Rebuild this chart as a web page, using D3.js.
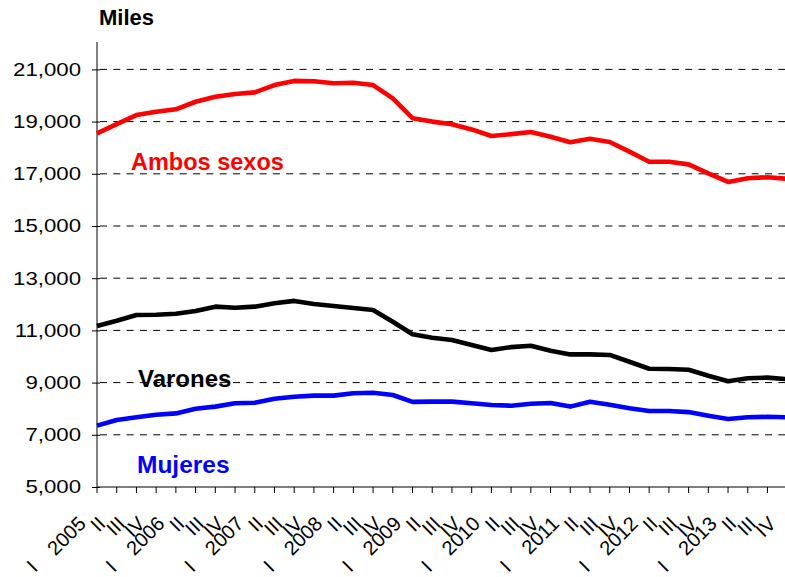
<!DOCTYPE html>
<html>
<head>
<meta charset="utf-8">
<script src="https://cdn.jsdelivr.net/npm/d3@7"></script>
<style>
  html, body { margin: 0; padding: 0; background: #fff; }
  svg { display: block; }
  text { font-family: "Liberation Sans", Arial, sans-serif; }
</style>
</head>
<body>
<svg id="chart" width="785" height="577"></svg>
<script>
// ---- Data ----
const years = ["2005", "2006", "2007", "2008", "2009", "2010", "2011", "2012", "2013"];
const quarterNames = ["I", "II", "III", "IV"];
const yTicks = [5000, 7000, 9000, 11000, 13000, 15000, 17000, 19000, 21000];

const ambosSexos = [18550, 18900, 19250, 19380, 19470, 19760, 19950, 20060, 20120, 20400, 20560, 20545,
                    20470, 20490, 20400, 19890, 19130, 19000, 18900, 18700, 18450, 18520, 18600, 18420,
                    18210, 18345, 18220, 17850, 17460, 17460, 17360, 17020, 16690, 16830, 16870, 16810];
const varones    = [11170, 11370, 11590, 11600, 11640, 11740, 11910, 11870, 11910, 12040, 12130, 12010,
                    11935, 11860, 11780, 11330, 10850, 10720, 10630, 10440, 10250, 10360, 10410, 10220,
                    10080, 10080, 10060, 9800, 9530, 9520, 9490, 9260, 9050, 9165, 9190, 9130];
const mujeres    = [7350, 7570, 7670, 7770, 7820, 8000, 8080, 8210, 8230, 8380, 8460, 8500,
                    8500, 8590, 8610, 8525, 8260, 8270, 8270, 8210, 8140, 8115, 8190, 8220,
                    8080, 8270, 8150, 8015, 7910, 7910, 7870, 7730, 7605, 7670, 7690, 7670];

const series = [
  { name: "Ambos sexos", values: ambosSexos, color: "#ff0000", lx: 131, ly: 170, fs: 23.5 },
  { name: "Varones",     values: varones,    color: "#000000", lx: 138, ly: 387, fs: 24 },
  { name: "Mujeres",     values: mujeres,    color: "#0000ff", lx: 137, ly: 473, fs: 24.5 }
];

// categories built from years x quarters
const categories = [];
years.forEach(y => quarterNames.forEach(q => categories.push({ year: y, q })));

// ---- Layout ----
const svg = d3.select("#chart");
const x0 = 97, xStep = 19.72, yBottom = 487;
const x = d3.scaleLinear().domain([0, categories.length - 1]).range([x0, x0 + xStep * (categories.length - 1)]);
const y = d3.scaleLinear().domain([5000, 22000]).range([yBottom, 43.3]);

// gridlines
svg.append("g").selectAll("line")
  .data(yTicks.filter(d => d > 5000))
  .join("line")
  .attr("x1", x0 + 3).attr("x2", 785)
  .attr("y1", d => y(d)).attr("y2", d => y(d))
  .attr("stroke", "#000").attr("stroke-width", 1)
  .attr("stroke-dasharray", "7,6.3");

// y axis
const yAxis = d3.axisLeft(y).tickValues(yTicks).tickSize(5).tickPadding(12)
  .tickFormat(d3.format(",d"));
const gy = svg.append("g").attr("transform", `translate(${x0},0)`).call(yAxis);
gy.select(".domain").attr("d", `M0,42V${yBottom}`).attr("stroke", "#000");
gy.selectAll(".tick line").attr("x1", 3).attr("x2", -5).attr("stroke", "#000");
gy.selectAll(".tick text")
  .attr("font-size", 18.5).attr("fill", "#000").attr("x", -16)
  .attr("font-family", "Liberation Sans, Arial, sans-serif")
  .each(function () {
    const w = this.getComputedTextLength();
    this.setAttribute("textLength", w * 1.2);
    this.setAttribute("lengthAdjust", "spacingAndGlyphs");
  });

// x axis
const gx = svg.append("g");
gx.append("line").attr("x1", x0).attr("x2", 790).attr("y1", yBottom).attr("y2", yBottom)
  .attr("stroke", "#000").attr("stroke-width", 1);
gx.selectAll("line.tk").data(categories).join("line").attr("class", "tk")
  .attr("x1", (d, i) => x(i)).attr("x2", (d, i) => x(i))
  .attr("y1", yBottom).attr("y2", yBottom + 6)
  .attr("stroke", "#000");

gx.selectAll("text.ql").data(categories).join("text").attr("class", "ql")
  .attr("transform", (d, i) => `translate(${x(i) - 10},${yBottom + 38}) rotate(-45)`)
  .attr("text-anchor", "end")
  .attr("font-size", 20)
  .attr("fill", "#000")
  .text(d => d.q === "I" ? d.year : d.q);

gx.selectAll("text.q1").data(categories.map((d, i) => ({ d, i })).filter(o => o.d.q === "I"))
  .join("text").attr("class", "q1")
  .attr("transform", o => `translate(${x(o.i) - 60},${yBottom + 84}) rotate(-45)`)
  .attr("text-anchor", "middle")
  .attr("font-size", 20)
  .attr("fill", "#000")
  .text("I");

// lines
const line = d3.line().x((d, i) => x(i)).y(d => y(d));
svg.append("g").selectAll("path")
  .data(series)
  .join("path")
  .attr("d", d => line(d.values))
  .attr("fill", "none")
  .attr("stroke", d => d.color)
  .attr("stroke-width", 4.6)
  .attr("stroke-linejoin", "round");

// series labels
svg.append("g").selectAll("text")
  .data(series)
  .join("text")
  .attr("x", d => d.lx).attr("y", d => d.ly)
  .attr("font-size", d => d.fs).attr("font-weight", "bold")
  .attr("fill", d => d.color)
  .text(d => d.name);

// unit title
svg.append("text").attr("x", 99).attr("y", 25)
  .attr("font-size", 22).attr("font-weight", "bold").attr("fill", "#000")
  .text("Miles");
</script>
</body>
</html>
______
= Written problem =
Leave out the pictures and restate, word for word, the lines from the top of the data through the line containing "17000, 19000, 21000];", both included.

= Result =
Rebuild this chart as a web page, using D3.js.
<!DOCTYPE html>
<html>
<head>
<meta charset="utf-8">
<script src="https://cdn.jsdelivr.net/npm/d3@7"></script>
<style>
  html, body { margin: 0; padding: 0; background: #fff; }
  svg { display: block; }
  text { font-family: "Liberation Sans", Arial, sans-serif; }
</style>
</head>
<body>
<svg id="chart" width="785" height="577"></svg>
<script>
// ---- Data ----
const years = ["2005", "2006", "2007", "2008", "2009", "2010", "2011", "2012", "2013"];
const quarterNames = ["I", "II", "III", "IV"];
const yTicks = [5000, 7000, 9000, 11000, 13000, 15000, 17000, 19000, 21000];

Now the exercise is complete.